Thursday, September 18, 2014

A Light in the Wilderness ~ Jane Kirkpatrick ~ Reviewed

A Light in the Wilderness
Jane Kirkpatrick
Pages 308
Binding Softcover
Release Date Sept. 2014
Publisher Revell
ISBN 1401687652


Letitia holds nothing more dear than the papers that prove she is no longer a slave. They may not cause white folks to treat her like a human being, but at least they show she is free. She trusts in those words she cannot read--as she is beginning to trust in Davey Carson, an Irish immigrant cattleman who wants her to come west with him.

Nancy Hawkins is loathe to leave her settled life for the treacherous journey by wagon train, but she is so deeply in love with her husband that she knows she will follow him anywhere--even when the trek exacts a terrible cost.

Betsy is a Kalapuya Indian, the last remnant of a once proud tribe in the Willamette Valley in Oregon territory. She spends her time trying to impart the wisdom and ways of her people to her grandson. But she will soon have another person to care for.

As season turns to season, suspicion turns to friendship, and fear turns to courage, three spirited women will discover what it means to be truly free in a land that makes promises it cannot fulfill. This multilayered story from bestselling author Jane Kirkpatrick will grip readers' hearts and minds as they travel with Letitia on the dusty and dangerous Oregon trail into the boundless American West.


Though Letitia’s been freed, she can’t truly leave the cruel reality of slavery behind her. She cringes at the harsh life many others, still enslaved, face each day. But more than that, she carries with her the crippling fear that her newfound freedom will be ripped from her. All she has to prove her status, after all, are papers she can’t even read. Papers that can be taken from her, destoryed, or lost, sending her back into bondage. Besides, even those don’t guarantee her freedom, not when hateful patrollers are about, looking for someone to beat down. But if she could get to Oregon, then she could truly be free.

Couldn’t she?

This was one of the most gripping, heart-wrenching, thought-provoking novels I’ve read in some time. Ms. Kirkpatrick did a masterful job with each of her characters, but the one I loved most was Letitia. Oh, sweet, strong, frightened, weak Letitia! There were so many times I wished someone would help you! Shield you from the hatred swirling all around you.

When we first encounter this sweet woman of faith, she’s beaten down, muted by her fear. But holding tight to her papers, she fights for the confidence deserving of a freed woman. Regardless if others accept her or her status. But so long as her confidence rests on those papers—which she can’t even read!—she will never truly be freed from her terror.

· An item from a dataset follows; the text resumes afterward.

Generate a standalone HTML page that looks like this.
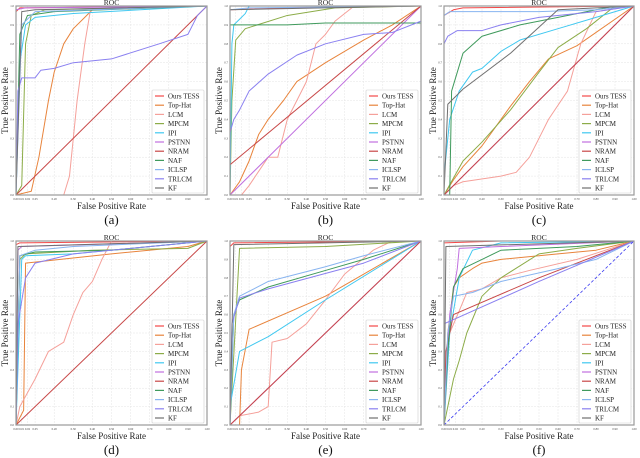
<!DOCTYPE html>
<html><head><meta charset="utf-8">
<style>
html,body{margin:0;padding:0;background:#fff;}
svg{display:block;font-family:"Liberation Serif","DejaVu Serif",serif;}
</style></head>
<body>
<svg id="fig" width="640" height="458" viewBox="0 0 640 458" xmlns="http://www.w3.org/2000/svg"></svg>
<script>
const seriesNames = ["Ours TESS","Top-Hat","LCM","MPCM","IPI","PSTNN","NRAM","NAF","ICLSP","TRLCM","KF"];
const seriesColors = ["#f24848","#e8843c","#f5a09a","#8cac48","#40c8f0","#c070e0","#c84848","#3f9a5c","#88b4f0","#8a80f0","#707070"];
const panelLabels = ["(a)","(b)","(c)","(d)","(e)","(f)"];
const yTickLabels = ["0.0","0.1","0.2","0.3","0.4","0.5","0.6","0.7","0.8","0.9","1.0"];
const xTickLabels = ["0.00","0.01","0.02","0.05","0.20","0.30","0.40","0.50","0.60","0.70","0.80","0.90","1.00"];
const xTickPos = [0,0.03,0.06,0.1,0.2,0.3,0.4,0.5,0.6,0.7,0.8,0.9,1];

const panelA = [
 [[0,0],[0,0.97],[0.02,0.99],[1,1]],
 [[0,0],[0.08,0.02],[0.12,0.2],[0.17,0.5],[0.2,0.65],[0.25,0.8],[0.3,0.88],[0.35,0.93],[0.4,0.98],[1,1]],
 [[0,0],[0.25,0],[0.28,0.1],[0.32,0.5],[0.36,0.8],[0.39,0.98],[1,1]],
 [[0,0],[0.03,0.05],[0.05,0.8],[0.08,0.95],[0.15,0.98],[1,1]],
 [[0,0],[0.02,0.7],[0.05,0.9],[0.1,0.94],[0.3,0.96],[1,1]],
 [[0,0],[0,0.98],[0.05,0.99],[1,1]],
 [[0,0],[1,1]],
 [[0,0],[0.02,0.85],[0.06,0.95],[0.2,0.97],[1,1]],
 [[0,0],[0.03,0.9],[0.1,0.97],[1,1]],
 [[0,0],[0.01,0.55],[0.03,0.62],[0.1,0.62],[0.13,0.66],[0.2,0.67],[0.3,0.7],[0.5,0.72],[0.75,0.8],[0.9,0.85],[0.95,0.95],[1,1]],
 [[0,0],[0.03,0.97],[0.1,0.98],[1,1]]
];
const panelB = [
 [[0,0],[0,0.98],[0.3,0.99],[1,1]],
 [[0,0],[0.05,0.07],[0.1,0.18],[0.15,0.32],[0.2,0.4],[0.28,0.5],[0.35,0.6],[0.5,0.7],[0.7,0.82],[0.85,0.9],[1,1]],
 [[0,0],[0.06,0],[0.1,0.05],[0.2,0.2],[0.25,0.2],[0.3,0.4],[0.4,0.6],[0.45,0.8],[0.5,0.85],[0.55,0.92],[0.65,1],[1,1]],
 [[0,0],[0.01,0.5],[0.03,0.82],[0.08,0.88],[0.3,0.95],[0.55,0.99],[1,1]],
 [[0,0],[0.01,0.8],[0.02,0.9],[0.05,0.93],[0.08,0.96],[0.1,1],[1,1]],
 [[0,0],[1,1]],
 [[0,0.16],[1,1]],
 [[0,0],[0,0.9],[0.3,0.9],[0.5,0.91],[1,0.91],[1,1]],
 [[0,0],[0,0.98],[0.1,0.99],[1,1]],
 [[0,0],[0,0.33],[0.02,0.4],[0.05,0.45],[0.1,0.55],[0.2,0.64],[0.35,0.74],[0.5,0.8],[0.7,0.85],[0.85,0.86],[1,0.92],[1,1]],
 [[0,0],[0,0.98],[1,1]]
];
const panelC = [
 [[0,0],[0,0.95],[0.05,0.98],[0.1,0.99],[1,1]],
 [[0,0],[0.05,0.08],[0.1,0.15],[0.2,0.26],[0.35,0.47],[0.45,0.6],[0.55,0.72],[0.7,0.79],[1,1]],
 [[0,0],[0.05,0.05],[0.1,0.07],[0.3,0.1],[0.38,0.12],[0.45,0.2],[0.5,0.3],[0.55,0.4],[0.65,0.55],[0.72,0.8],[0.8,0.97],[1,1]],
 [[0,0],[0.1,0.18],[0.2,0.28],[0.35,0.45],[0.5,0.65],[0.6,0.78],[0.75,0.88],[0.9,1],[1,1]],
 [[0,0],[0,0.1],[0.03,0.4],[0.08,0.55],[0.15,0.65],[0.2,0.67],[0.3,0.76],[0.4,0.82],[0.6,0.88],[0.8,0.94],[1,1]],
 [[0,0],[1,1]],
 [[0,0],[1,1]],
 [[0,0],[0.03,0],[0.04,0.55],[0.1,0.75],[0.2,0.84],[0.4,0.9],[0.6,0.94],[0.9,1],[1,1]],
 [[0,0],[0,0.95],[0.03,0.97],[0.5,0.97],[0.8,0.98],[1,1]],
 [[0,0],[0,0.8],[0.02,0.84],[0.07,0.87],[0.2,0.87],[0.3,0.9],[0.5,0.94],[0.8,0.97],[1,1]],
 [[0,0],[0.02,0.48],[0.1,0.56],[0.35,0.75],[0.6,0.98],[1,1]]
];
const panelD = [
 [[0,0],[0,0.98],[0.02,0.99],[1,1]],
 [[0,0],[0.04,0.08],[0.05,0.88],[0.5,0.93],[0.9,0.97],[1,1]],
 [[0,0],[0.02,0.1],[0.1,0.25],[0.17,0.4],[0.25,0.45],[0.3,0.6],[0.35,0.72],[0.4,0.78],[0.45,0.9],[0.5,1],[1,1]],
 [[0,0],[0.02,0.9],[0.05,0.93],[0.4,0.95],[0.9,0.96],[1,1]],
 [[0,0],[0.03,0.9],[0.05,0.92],[0.3,0.93],[1,1]],
 [[0,0],[0.01,0.95],[0.03,0.97],[1,1]],
 [[0,0],[1,1]],
 [[0,0],[0.02,0.92],[0.1,0.94],[0.5,0.95],[1,1]],
 [[0,0],[0.02,0.92],[0.1,0.95],[0.3,0.97],[1,1]],
 [[0,0],[0.01,0.55],[0.05,0.8],[0.1,0.88],[0.3,0.93],[1,1]],
 [[0,0],[0.01,0.97],[1,1]]
];
const panelE = [
 [[0,0],[0,0.97],[0.02,0.99],[1,1]],
 [[0,0],[0.05,0],[0.06,0.3],[0.1,0.52],[0.5,0.7],[1,1]],
 [[0,0],[0.05,0.05],[0.15,0.07],[0.2,0.1],[0.22,0.45],[0.3,0.47],[0.4,0.55],[0.5,0.68],[0.6,0.82],[0.75,0.95],[0.85,1],[1,1]],
 [[0,0],[0.05,0.96],[0.5,0.97],[1,1]],
 [[0,0],[0,0.1],[0.05,0.4],[0.2,0.48],[0.5,0.68],[1,1]],
 [[0,0],[1,1]],
 [[0,0],[1,1]],
 [[0,0],[0.02,0.6],[0.05,0.68],[0.2,0.75],[0.5,0.84],[0.7,0.9],[1,1]],
 [[0,0],[0.02,0.6],[0.05,0.7],[0.2,0.78],[0.5,0.86],[0.7,0.92],[1,1]],
 [[0,0],[0.01,0.55],[0.05,0.69],[0.2,0.74],[0.45,0.81],[0.7,0.88],[1,1]],
 [[0,0],[0.02,0.98],[1,1]]
];
const panelF = [
 [[0,0],[0,0.99],[0.3,1],[1,1]],
 [[0,0],[0.02,0.5],[0.05,0.75],[0.08,0.8],[0.15,0.85],[0.2,0.88],[0.3,0.9],[0.6,0.93],[0.8,0.95],[1,1]],
 [[0,0],[0.01,0.2],[0.03,0.5],[0.08,0.62],[0.12,0.72],[0.2,0.74],[0.3,0.8],[0.45,0.84],[0.7,0.9],[0.85,0.95],[1,1]],
 [[0,0],[0.02,0.1],[0.05,0.25],[0.08,0.35],[0.12,0.5],[0.2,0.7],[0.3,0.8],[0.5,0.93],[0.7,0.96],[1,1]],
 [[0,0],[0.03,0.5],[0.08,0.8],[0.15,0.95],[0.3,0.99],[1,1]],
 [[0,0],[0.03,0.6],[0.07,0.85],[0.08,0.96],[0.3,0.97],[1,1]],
 [[0,0],[0.01,0.4],[0.05,0.6],[0.5,0.8],[1,1]],
 [[0,0],[0.02,0.4],[0.05,0.75],[0.1,0.85],[0.2,0.9],[0.3,0.95],[0.7,0.97],[1,1]],
 [[0,0],[0.02,0.5],[0.05,0.7],[0.15,0.72],[0.3,0.78],[0.6,0.85],[0.8,0.9],[1,1]],
 [[0,0],[0,0.55],[0.5,0.78],[1,1]],
 [[0,0],[0.01,0.97],[1,1]]
];
const chanceF = [[0,0],[1,1]];
const panels = [panelA,panelB,panelC,panelD,panelE,panelF];

const NS="http://www.w3.org/2000/svg";
const svg=document.getElementById('fig');
function mk(tag,attrs,parent){const e=document.createElementNS(NS,tag);for(const k in attrs)e.setAttribute(k,attrs[k]);(parent||svg).appendChild(e);return e;}

const colLeft=[16,230,444], colRight=[207,421,634];
const rowTop=[6,241], rowBottom=[195,425];

panels.forEach((data,pi)=>{
  const c=pi%3, r=Math.floor(pi/3);
  const L=colLeft[c],R=colRight[c],T=rowTop[r],B=rowBottom[r];
  const xs=v=>L+v*(R-L), ys=v=>B-v*(B-T);
  const g=mk('g',{});
  
  
  // grid
  yTickLabels.forEach((t,i)=>{
    const v=i/10;
    const gl=mk('line',{x1:L,x2:R,y1:ys(v),y2:ys(v),stroke:'#e4e4e4','stroke-width':0.5,'stroke-dasharray':'2,1'},g);
    
    
    const tx=mk('text',{x:L-2,y:ys(v)+1,'font-size':3,'text-anchor':'end',fill:'#444'},g);
    
    
    tx.textContent=t;
  });
  xTickLabels.forEach((t,i)=>{
    const v=xTickPos[i];
    const gl=mk('line',{x1:xs(v),x2:xs(v),y1:T,y2:B,stroke:'#e4e4e4','stroke-width':0.5,'stroke-dasharray':'2,1'},g);
    
    
    const tx=mk('text',{x:xs(v),y:B+5,'font-size':3,'text-anchor':'middle',fill:'#444'},g);
    
    
    tx.textContent=t;
  });
  // series
  data.forEach((pts,si)=>{
    const p=mk('polyline',{points:pts.map(q=>xs(q[0])+','+ys(q[1])).join(' '),fill:'none',stroke:seriesColors[si],'stroke-width':1,'stroke-linejoin':'round'},g);
    
    
  });
  if(pi===5){
    const d=mk('polyline',{points:chanceF.map(q=>xs(q[0])+','+ys(q[1])).join(' '),fill:'none',stroke:'#3a3af0','stroke-width':0.8,'stroke-dasharray':'3,2'},g);
    
    
  }
  // frame
  const fr=mk('rect',{x:L,y:T,width:R-L,height:B-T,fill:'none',stroke:'#9a9a9a','stroke-width':1.2},g);
  
  
  // title
  const ti=mk('text',{x:(L+R)/2,y:T-1,'font-size':7.5,'text-anchor':'middle',fill:'#222'},g);
  
  
  ti.textContent='ROC';
  const xl=mk('text',{x:(L+R)/2,y:B+14,'font-size':9,'text-anchor':'middle',fill:'#222'},g);
  
  
  xl.textContent='False Positive Rate';
  const yl=mk('text',{x:0,y:0,'font-size':9,'text-anchor':'middle',fill:'#222',transform:'translate('+(L-8)+','+((T+B)/2)+') rotate(-90)'},g);
  
  
  yl.textContent='True Positive Rate';
  const pl=mk('text',{x:(L+R)/2,y:B+29,'font-size':13,'text-anchor':'middle',fill:'#111'},g);
  
  
  pl.textContent=panelLabels[pi];
  // legend
  const lw=52, lh=103, lx=R-lw-3, ly=B-lh-2;
  const lg=mk('g',{},g);
  
  
  mk('rect',{x:lx,y:ly,width:lw,height:lh,fill:'#fff',stroke:'#cfcfcf','stroke-width':0.6,rx:1},lg);
  seriesNames.forEach((n,si)=>{
    const ey=ly+6+si*9.2;
    const e=mk('g',{},lg);
    
    
    mk('line',{x1:lx+3,x2:lx+12,y1:ey,y2:ey,stroke:seriesColors[si],'stroke-width':1.2},e);
    const t=mk('text',{x:lx+16,y:ey+2.5,'font-size':7,fill:'#222'},e);
    t.textContent=n;
  });
});
</script>
</body></html>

In Letitiia we see an authentic mix of fear and courage, of conviction and insecurity, coupled with a determination that propels her forward. And with each step forward, she fights to leave her bitterness behind, dropping it down before it even has a chance to take root. For hatred is a type of slavery she refuses to embrace.

Then there’s Davey, the man who shows her kindness and maybe even something more. When we first met Davey, I wasn’t sure what to think of him. He was quite kind and gentle, considering his times. But even so, he held a fair amount of male chauvinism, at least early on. But then again, characters without flaws, even those that infuriate us on occasion, fall flat. And yet, even with his flaws, for the most part Davey was an honorable man who strived to do what was right. Not that he always knew what the right thing to do was!

Though he did lie and hide the truth on more than one occasion, internally justifying his behavior when he did so. This angered me on more than one occasion, and yet, in many ways, it was his irksome behavior that made him most authentic.

If you enjoy deep, authentic, and historically rich novels, you’ll love A Light in the Wilderness. But keep a box of tissues handy, for this one’s a tear-jerker!

Reviewed by: Jennifer Slattery


Rilesa Lestarye Lestarye said...

Very good post. it is very good post for inspiring some one


Jane Kirkpatrick said...

Thanks for making room in your days for Letitia's story. You captured what I hoped in the complexity of her character and Davey's too. She was an inspiring person to write about. She inspires me even today! I'm glad you came to love her as well.